An alternate embodiment 200 of the valve member is shown in FIG. 3. In the alternate embodiment, annular groove 106 is connected to inlet chamber 82 by an axially extending flat 210 which extends from groove 106 to end face 93 of spool valve 80. Groove 106 is therefore in constant communication with the fluid pressure in inlet chamber 82 upstream of orifice 92. Also, in the alternate embodiment, axial passages 102 and 108 are interconnected by a radial bore 212. An obstruction 214 prevents fluid communication between bore 212 and the outer peripheral surface of spool valve 200. In this manner, fluid pressure in the outlet 88 downstream of orifice 92 is communicated to feedback chamber 84 via passage 102, bore 212 and passage 108. In all other aspects, the valve member shown in FIG. 3 is identical to the valve member 100 shown in FIG. 2. However, with spool valve 200, the land 118 meters fluid from upstream of orifice 92 to control passage 72 via flat 210, groove 106, and groove 74. Land 118 also meters fluid between groove 116 and groove 74.

MODE OF OPERATION

In operation, shaft 24 is rotated, thereby rotating barrel 38. The rotation of barrel 38 causes the reciprocation of pistons 48 because of their engagement with tiltable cam plate 52 and with springs 50. The reciprocation of pistons 48 pumps fluid from reservoir 22 to discharge passage 94 via swash plate 42 in a manner well known in the art as further described in U.S. Pat. No. 3,096,723. Pressurized fluid discharged from chambers 46 is communicated to bearing 26 in bearing cavity 27 via leakage over the peripheral surface of shaft 24. Pressure in the case drain 22 is communicated to bearing cavity 27 over splines 36 whereupon the resulting pressure differential causes a portion of the fluid discharged from chambers 46 to flow through bearing cavity 27 and passage 29 to reservoir 22. This flow lubricates bearing 26 as shaft 24 rotates.

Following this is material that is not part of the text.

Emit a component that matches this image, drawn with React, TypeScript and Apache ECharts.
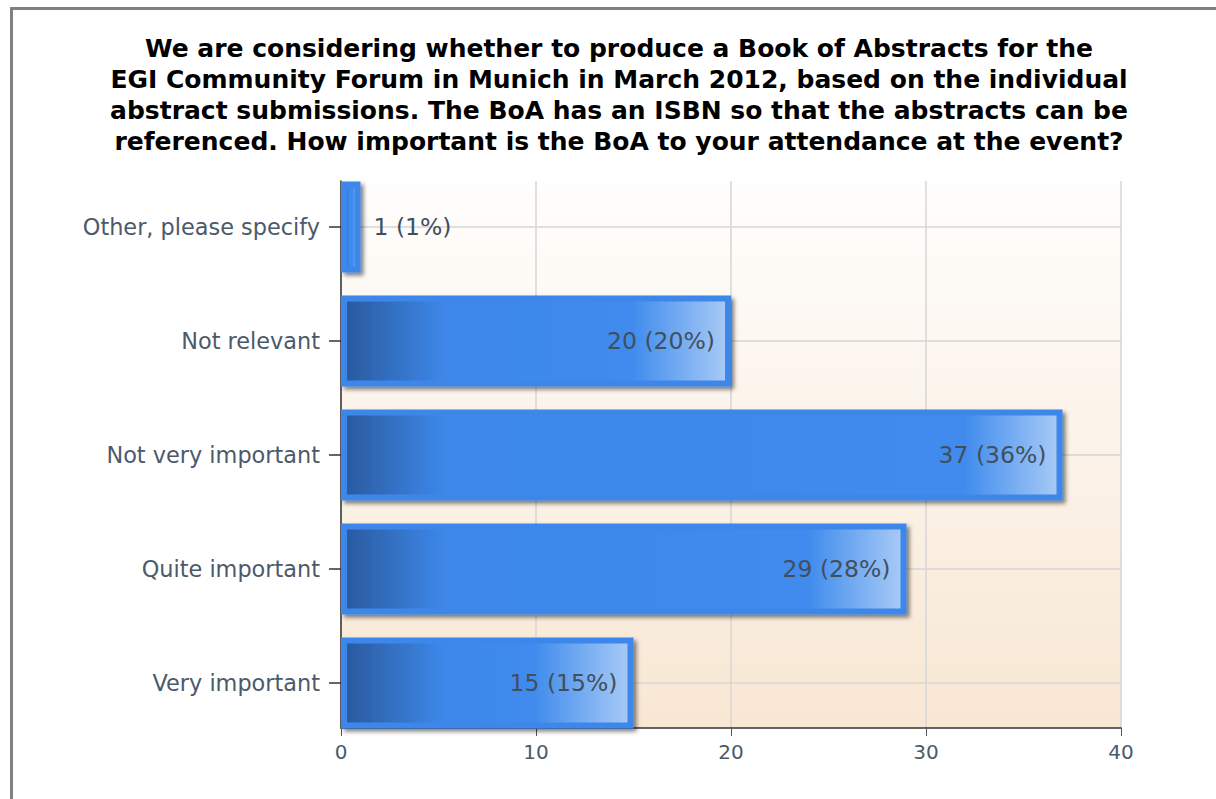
import React, { useEffect, useRef } from "react";
import * as echarts from "echarts";

const titleLines = [
  "We are considering whether to produce a Book of Abstracts for the",
  "EGI Community Forum in Munich in March 2012, based on the individual",
  "abstract submissions. The BoA has an ISBN so that the abstracts can be",
  "referenced. How important is the BoA to your attendance at the event?",
];
const categories = [
  "Other, please specify",
  "Not relevant",
  "Not very important",
  "Quite important",
  "Very important",
];
const counts = [1, 20, 37, 29, 15];
const percents = [1, 20, 36, 28, 15];
const xMin = 0;
const xMax = 40;
const xInterval = 10;

const PX_PER_UNIT = 19.5;

function barGradient(v: number) {
  const w = Math.max(v * PX_PER_UNIT - 12, 1);
  const d = Math.min(0.35, 100 / w);
  const l = Math.min(0.35, 95 / w);
  return new echarts.graphic.LinearGradient(0, 0, 1, 0, [
    { offset: 0, color: "#2a599e" },
    { offset: d, color: "#3d88ea" },
    { offset: 1 - l, color: "#3f8bed" },
    { offset: 1, color: "#a9cbf6" },
  ]);
}

export default function App() {
  const ref = useRef<HTMLDivElement>(null);
  useEffect(() => {
    if (!ref.current) return;
    const chart = echarts.init(ref.current, undefined, { renderer: "svg" });
    const labelColor = "#4b5a6b";
    const font = "'DejaVu Sans', Verdana, sans-serif";
    chart.setOption({
      animation: false,
      backgroundColor: "#ffffff",
      title: {
        text: titleLines.join("\n"),
        left: 614,
        top: 28,
        textAlign: "center",
        textStyle: {
          fontFamily: font,
          fontWeight: "bold",
          fontSize: 25,
          lineHeight: 31,
          color: "#000000",
        },
      },
      graphic: [
        {
          type: "rect",
          silent: true,
          z: 100,
          shape: { x: 11.5, y: 8.5, width: 1400, height: 1000 },
          style: { fill: "none", stroke: "#808080", lineWidth: 3 },
        },
      ],
      grid: [
        {
          left: 341,
          top: 181,
          width: 780,
          height: 547,
          show: true,
          borderWidth: 0,
          backgroundColor: new echarts.graphic.LinearGradient(0, 0, 0, 1, [
            { offset: 0, color: "#fffefd" },
            { offset: 1, color: "#f8e7d3" },
          ]),
        },
        {
          left: 341,
          top: 170,
          width: 780,
          height: 570,
          show: false,
        },
      ],
      xAxis: [
        {
          gridIndex: 0,
          type: "value",
          min: xMin,
          max: xMax,
          interval: xInterval,
          axisLine: { show: true, lineStyle: { color: "#333333", width: 1.5 } },
          axisTick: { show: true, length: 8, lineStyle: { color: "#555555" } },
          axisLabel: {
            fontFamily: font,
            fontSize: 20,
            color: labelColor,
            margin: 14,
          },
          splitLine: { show: true, lineStyle: { color: "#d6d6d6", width: 1.5 } },
        },
        {
          gridIndex: 1,
          type: "value",
          min: xMin,
          max: xMax,
          interval: xInterval,
          show: false,
        },
      ],
      yAxis: [
        {
          gridIndex: 0,
          type: "value",
          min: 0,
          max: 1,
          axisLine: { show: true, lineStyle: { color: "#333333", width: 1.5 } },
          axisTick: { show: false },
          axisLabel: { show: false },
          splitLine: { show: false },
        },
        {
          gridIndex: 1,
          type: "category",
          data: categories,
          inverse: true,
          axisLine: { show: false },
          axisTick: {
            show: true,
            alignWithLabel: true,
            length: 12,
            lineStyle: { color: "#333333", width: 1.5 },
          },
          axisLabel: {
            fontFamily: font,
            fontSize: 22.4,
            color: labelColor,
            margin: 21,
          },
          splitLine: {
            show: true,
            alignWithLabel: true,
            lineStyle: { color: "#d6d6d6", width: 1.5 },
          },
        },
      ],
      series: [
        {
          type: "bar",
          xAxisIndex: 1,
          yAxisIndex: 1,
          barCategoryGap: "20%",
          data: counts.map((v) => ({
            value: v,
            itemStyle: { color: barGradient(v) },
            label:
              v < 3
                ? { position: "right", distance: 13 }
                : { position: "insideRight", distance: 16 },
          })),
          itemStyle: {
            borderColor: "#3e87ea",
            borderWidth: 6,
            shadowColor: "rgba(0,0,0,0.5)",
            shadowBlur: 4,
            shadowOffsetX: 3,
            shadowOffsetY: 3,
          },
          label: {
            show: true,
            fontFamily: font,
            fontSize: 23.5,
            color: "#414f5d",
            formatter: (p: any) => `${counts[p.dataIndex]} (${percents[p.dataIndex]}%)`,
          },
        },
      ],
    });
    return () => chart.dispose();
  }, []);
  return (
    <div
      ref={ref}
      style={{ position: "fixed", left: 0, top: 0, width: 1216, height: 799 }}
    />
  );
}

As is also well known in the art, the displacement of pistons 48 within chambers 46 may be controlled by varying the angle of cam plate 52. For example, the further swash plate 52 is tilted from the vertical, viewing FIG. 1, the larger is the amount of displacement of pistons 46 during each revolution of barrel 38. The angle of cam plate 52 is controlled by piston 62 whose position is determined by the fluid pressure in control chamber 68. Viewing FIG. 2, fluid is pumped from chambers 46 to power steering motor 96 via discharge port 45, discharge passage 94, inlet chamber 82, orifice 92, outlet 88, and conduit 98. Fluid is returned from motor 96 to reservoir 22 via conduit 100. The flow of fluid through orifice 92 creates a pressure differential between inlet chamber 82 and outlet 88. The relatively high fluid pressure in inlet chamber 82 upstream of orifice 92 acts directly upon end face 93 of valve member 80. The lower fluid pressure in outlet 88 downstream of orifice 92 is communicated to feedback chamber 84 via passage 102, radial bore 104, and passage 108, where it acts upon end face 109 of valve member 80. If the rate of fluid flow through orifice 92 increases due to a faster rotation of shaft 24, then the differential pressure acting upon valve member 80 increases. Valve member 80 moves downward to the left to compress spring 85 in response to this increased pressure differential. This causes land 118 to move toward land 75 to thereby decrease the communication between reservoir passage 76 and control passage 72 via groove 116 and groove 74. As land 118 moves past land 73 communication between outlet 88 and control passage 72 is increased via passage 102, bore 14, groove 106 and groove 74. This increased communication between control chamber 68 and outlet 88 and the decreased communication between control chamber 68 and reservoir 22 raises the fluid pressure in control chamber 68. The increased pressure in control chamber 68 causes piston 62 to move to the right (viewing FIG. 1) to compress spring 70 until the increased pressure is balanced by spring 70. The rightward movement of piston 62 pivots cam plate 52 counterclockwise. The counterclockwise pivoting of cam plate 52 decreases the displacement of pistons 48 within chamber 46 as barrel 38 rotates, thus decreasing the rate of fluid flow through orifice 92 and counteracting the original flow rate increase.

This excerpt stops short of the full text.